Stated problem — Any picture among the records should be left out, please; retype the rest exactly.

[Entries from a dataset]
::::
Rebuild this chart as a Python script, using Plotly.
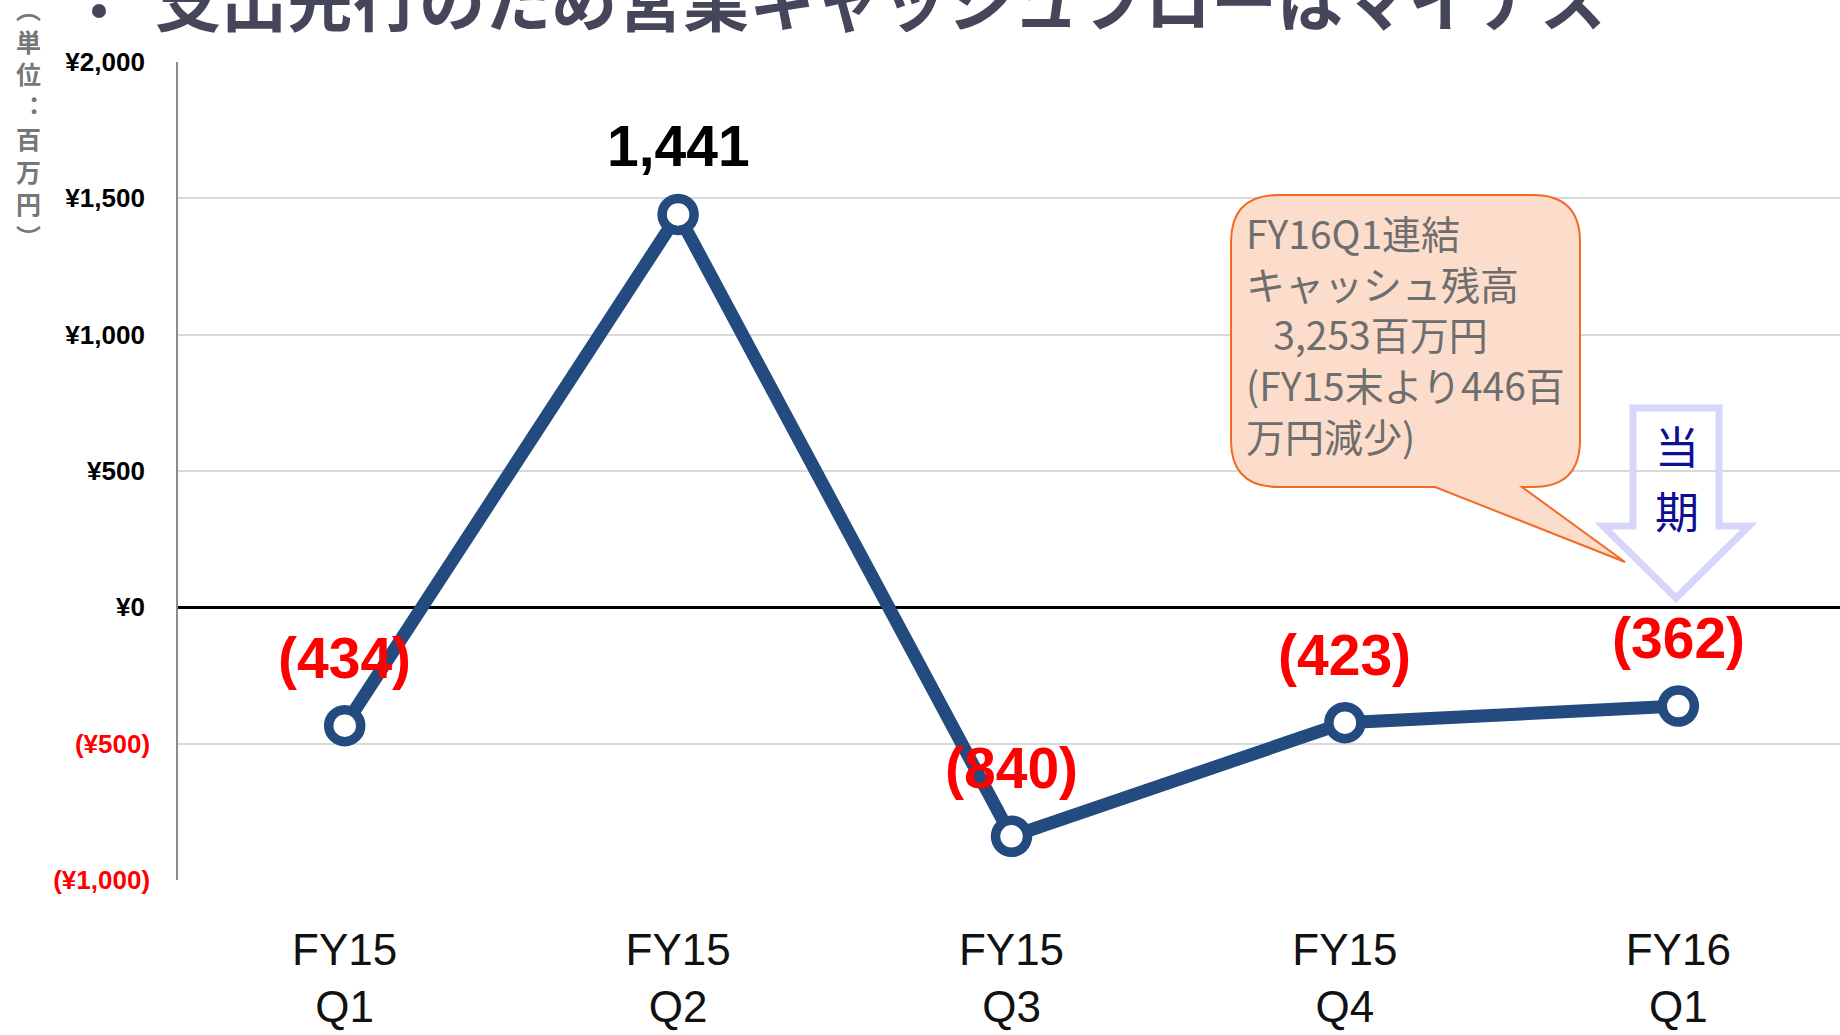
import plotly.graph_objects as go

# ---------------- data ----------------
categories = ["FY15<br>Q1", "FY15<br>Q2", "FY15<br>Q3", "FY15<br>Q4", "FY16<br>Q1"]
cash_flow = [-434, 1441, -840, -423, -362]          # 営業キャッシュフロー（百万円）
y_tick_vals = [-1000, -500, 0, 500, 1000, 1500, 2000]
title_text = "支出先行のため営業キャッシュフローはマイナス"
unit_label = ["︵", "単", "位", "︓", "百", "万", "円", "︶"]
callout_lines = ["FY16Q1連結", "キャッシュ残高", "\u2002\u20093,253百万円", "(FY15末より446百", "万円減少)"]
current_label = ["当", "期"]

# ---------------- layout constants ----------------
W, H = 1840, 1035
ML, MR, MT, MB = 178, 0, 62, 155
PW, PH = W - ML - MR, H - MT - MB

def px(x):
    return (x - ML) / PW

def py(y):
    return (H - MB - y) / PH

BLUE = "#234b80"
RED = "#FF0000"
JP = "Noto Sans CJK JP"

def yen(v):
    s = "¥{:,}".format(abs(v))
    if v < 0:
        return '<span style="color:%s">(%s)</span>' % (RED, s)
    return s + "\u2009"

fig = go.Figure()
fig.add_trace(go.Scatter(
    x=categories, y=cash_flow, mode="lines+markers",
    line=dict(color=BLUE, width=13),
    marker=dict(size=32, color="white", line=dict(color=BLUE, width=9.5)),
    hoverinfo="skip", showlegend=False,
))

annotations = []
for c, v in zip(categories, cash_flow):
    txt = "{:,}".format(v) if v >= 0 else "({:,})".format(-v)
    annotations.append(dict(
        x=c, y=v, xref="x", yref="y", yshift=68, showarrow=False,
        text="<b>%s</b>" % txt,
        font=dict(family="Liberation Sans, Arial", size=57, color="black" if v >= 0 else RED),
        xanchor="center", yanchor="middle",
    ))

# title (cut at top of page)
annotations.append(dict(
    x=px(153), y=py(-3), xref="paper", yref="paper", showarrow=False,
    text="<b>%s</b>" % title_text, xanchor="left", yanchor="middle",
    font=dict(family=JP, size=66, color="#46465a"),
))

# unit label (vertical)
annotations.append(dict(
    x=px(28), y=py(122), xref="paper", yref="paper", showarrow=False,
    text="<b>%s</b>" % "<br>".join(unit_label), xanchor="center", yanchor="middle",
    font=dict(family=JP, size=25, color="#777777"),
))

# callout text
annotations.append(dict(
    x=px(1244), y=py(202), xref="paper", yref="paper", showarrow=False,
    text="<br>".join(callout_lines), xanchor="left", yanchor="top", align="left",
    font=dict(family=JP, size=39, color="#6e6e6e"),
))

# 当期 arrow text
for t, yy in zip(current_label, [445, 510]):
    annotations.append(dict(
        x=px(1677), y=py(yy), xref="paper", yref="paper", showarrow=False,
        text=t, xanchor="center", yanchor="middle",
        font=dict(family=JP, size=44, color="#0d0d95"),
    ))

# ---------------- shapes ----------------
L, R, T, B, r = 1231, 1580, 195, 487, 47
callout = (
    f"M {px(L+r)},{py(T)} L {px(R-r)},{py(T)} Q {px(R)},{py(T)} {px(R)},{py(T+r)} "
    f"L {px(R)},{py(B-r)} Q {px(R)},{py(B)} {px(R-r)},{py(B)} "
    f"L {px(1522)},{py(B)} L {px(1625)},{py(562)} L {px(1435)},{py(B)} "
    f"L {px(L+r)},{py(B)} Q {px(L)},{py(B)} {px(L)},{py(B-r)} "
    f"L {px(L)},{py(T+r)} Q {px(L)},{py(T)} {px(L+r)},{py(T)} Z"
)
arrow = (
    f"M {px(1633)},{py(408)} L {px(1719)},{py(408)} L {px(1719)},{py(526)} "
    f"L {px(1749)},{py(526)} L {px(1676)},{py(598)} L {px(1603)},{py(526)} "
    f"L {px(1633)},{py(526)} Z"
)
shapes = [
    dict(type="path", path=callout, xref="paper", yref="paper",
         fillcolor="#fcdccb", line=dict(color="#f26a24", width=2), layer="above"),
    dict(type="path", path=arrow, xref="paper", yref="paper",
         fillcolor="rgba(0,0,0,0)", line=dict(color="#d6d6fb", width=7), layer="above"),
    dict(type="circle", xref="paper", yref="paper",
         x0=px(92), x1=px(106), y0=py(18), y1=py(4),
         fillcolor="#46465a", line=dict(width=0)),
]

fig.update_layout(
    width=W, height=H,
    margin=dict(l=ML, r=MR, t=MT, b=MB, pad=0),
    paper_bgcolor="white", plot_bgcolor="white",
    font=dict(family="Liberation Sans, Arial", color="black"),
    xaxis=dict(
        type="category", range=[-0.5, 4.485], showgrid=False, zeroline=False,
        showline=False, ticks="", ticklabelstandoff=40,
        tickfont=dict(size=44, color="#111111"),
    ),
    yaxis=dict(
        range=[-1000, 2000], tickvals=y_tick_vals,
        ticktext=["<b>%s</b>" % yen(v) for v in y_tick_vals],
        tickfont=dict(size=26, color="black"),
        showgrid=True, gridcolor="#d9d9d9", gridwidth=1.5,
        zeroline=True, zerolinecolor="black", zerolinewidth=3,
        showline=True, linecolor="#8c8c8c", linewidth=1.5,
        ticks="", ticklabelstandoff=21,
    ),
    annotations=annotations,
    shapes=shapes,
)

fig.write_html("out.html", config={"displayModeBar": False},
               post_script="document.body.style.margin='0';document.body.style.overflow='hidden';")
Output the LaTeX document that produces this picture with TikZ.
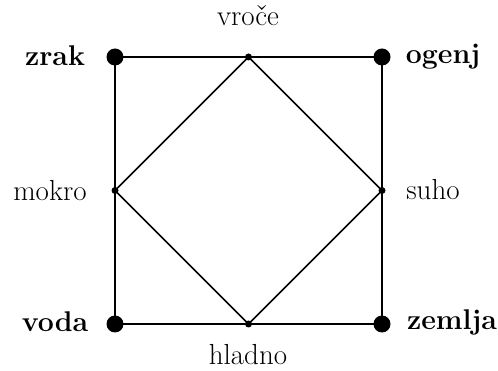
::::
Solution to the problem —
Rebuild this chart as a Python script, using Plotly.
import plotly.graph_objects as go

# ---------------- data ----------------
categories = ["FY15<br>Q1", "FY15<br>Q2", "FY15<br>Q3", "FY15<br>Q4", "FY16<br>Q1"]
cash_flow = [-434, 1441, -840, -423, -362]          # 営業キャッシュフロー（百万円）
y_tick_vals = [-1000, -500, 0, 500, 1000, 1500, 2000]
title_text = "支出先行のため営業キャッシュフローはマイナス"
unit_label = ["︵", "単", "位", "︓", "百", "万", "円", "︶"]
callout_lines = ["FY16Q1連結", "キャッシュ残高", "\u2002\u20093,253百万円", "(FY15末より446百", "万円減少)"]
current_label = ["当", "期"]

# ---------------- layout constants ----------------
W, H = 1840, 1035
ML, MR, MT, MB = 178, 0, 62, 155
PW, PH = W - ML - MR, H - MT - MB

def px(x):
    return (x - ML) / PW

def py(y):
    return (H - MB - y) / PH

BLUE = "#234b80"
RED = "#FF0000"
JP = "Noto Sans CJK JP"

def yen(v):
    s = "¥{:,}".format(abs(v))
    if v < 0:
        return '<span style="color:%s">(%s)</span>' % (RED, s)
    return s + "\u2009"

fig = go.Figure()
fig.add_trace(go.Scatter(
    x=categories, y=cash_flow, mode="lines+markers",
    line=dict(color=BLUE, width=13),
    marker=dict(size=32, color="white", line=dict(color=BLUE, width=9.5)),
    hoverinfo="skip", showlegend=False,
))

annotations = []
for c, v in zip(categories, cash_flow):
    txt = "{:,}".format(v) if v >= 0 else "({:,})".format(-v)
    annotations.append(dict(
        x=c, y=v, xref="x", yref="y", yshift=68, showarrow=False,
        text="<b>%s</b>" % txt,
        font=dict(family="Liberation Sans, Arial", size=57, color="black" if v >= 0 else RED),
        xanchor="center", yanchor="middle",
    ))

# title (cut at top of page)
annotations.append(dict(
    x=px(153), y=py(-3), xref="paper", yref="paper", showarrow=False,
    text="<b>%s</b>" % title_text, xanchor="left", yanchor="middle",
    font=dict(family=JP, size=66, color="#46465a"),
))

# unit label (vertical)
annotations.append(dict(
    x=px(28), y=py(122), xref="paper", yref="paper", showarrow=False,
    text="<b>%s</b>" % "<br>".join(unit_label), xanchor="center", yanchor="middle",
    font=dict(family=JP, size=25, color="#777777"),
))

# callout text
annotations.append(dict(
    x=px(1244), y=py(202), xref="paper", yref="paper", showarrow=False,
    text="<br>".join(callout_lines), xanchor="left", yanchor="top", align="left",
    font=dict(family=JP, size=39, color="#6e6e6e"),
))

# 当期 arrow text
for t, yy in zip(current_label, [445, 510]):
    annotations.append(dict(
        x=px(1677), y=py(yy), xref="paper", yref="paper", showarrow=False,
        text=t, xanchor="center", yanchor="middle",
        font=dict(family=JP, size=44, color="#0d0d95"),
    ))

# ---------------- shapes ----------------
L, R, T, B, r = 1231, 1580, 195, 487, 47
callout = (
    f"M {px(L+r)},{py(T)} L {px(R-r)},{py(T)} Q {px(R)},{py(T)} {px(R)},{py(T+r)} "
    f"L {px(R)},{py(B-r)} Q {px(R)},{py(B)} {px(R-r)},{py(B)} "
    f"L {px(1522)},{py(B)} L {px(1625)},{py(562)} L {px(1435)},{py(B)} "
    f"L {px(L+r)},{py(B)} Q {px(L)},{py(B)} {px(L)},{py(B-r)} "
    f"L {px(L)},{py(T+r)} Q {px(L)},{py(T)} {px(L+r)},{py(T)} Z"
)
arrow = (
    f"M {px(1633)},{py(408)} L {px(1719)},{py(408)} L {px(1719)},{py(526)} "
    f"L {px(1749)},{py(526)} L {px(1676)},{py(598)} L {px(1603)},{py(526)} "
    f"L {px(1633)},{py(526)} Z"
)
shapes = [
    dict(type="path", path=callout, xref="paper", yref="paper",
         fillcolor="#fcdccb", line=dict(color="#f26a24", width=2), layer="above"),
    dict(type="path", path=arrow, xref="paper", yref="paper",
         fillcolor="rgba(0,0,0,0)", line=dict(color="#d6d6fb", width=7), layer="above"),
    dict(type="circle", xref="paper", yref="paper",
         x0=px(92), x1=px(106), y0=py(18), y1=py(4),
         fillcolor="#46465a", line=dict(width=0)),
]

fig.update_layout(
    width=W, height=H,
    margin=dict(l=ML, r=MR, t=MT, b=MB, pad=0),
    paper_bgcolor="white", plot_bgcolor="white",
    font=dict(family="Liberation Sans, Arial", color="black"),
    xaxis=dict(
        type="category", range=[-0.5, 4.485], showgrid=False, zeroline=False,
        showline=False, ticks="", ticklabelstandoff=40,
        tickfont=dict(size=44, color="#111111"),
    ),
    yaxis=dict(
        range=[-1000, 2000], tickvals=y_tick_vals,
        ticktext=["<b>%s</b>" % yen(v) for v in y_tick_vals],
        tickfont=dict(size=26, color="black"),
        showgrid=True, gridcolor="#d9d9d9", gridwidth=1.5,
        zeroline=True, zerolinecolor="black", zerolinewidth=3,
        showline=True, linecolor="#8c8c8c", linewidth=1.5,
        ticks="", ticklabelstandoff=21,
    ),
    annotations=annotations,
    shapes=shapes,
)

fig.write_html("out.html", config={"displayModeBar": False},
               post_script="document.body.style.margin='0';document.body.style.overflow='hidden';")
Output the LaTeX document that produces this picture with TikZ.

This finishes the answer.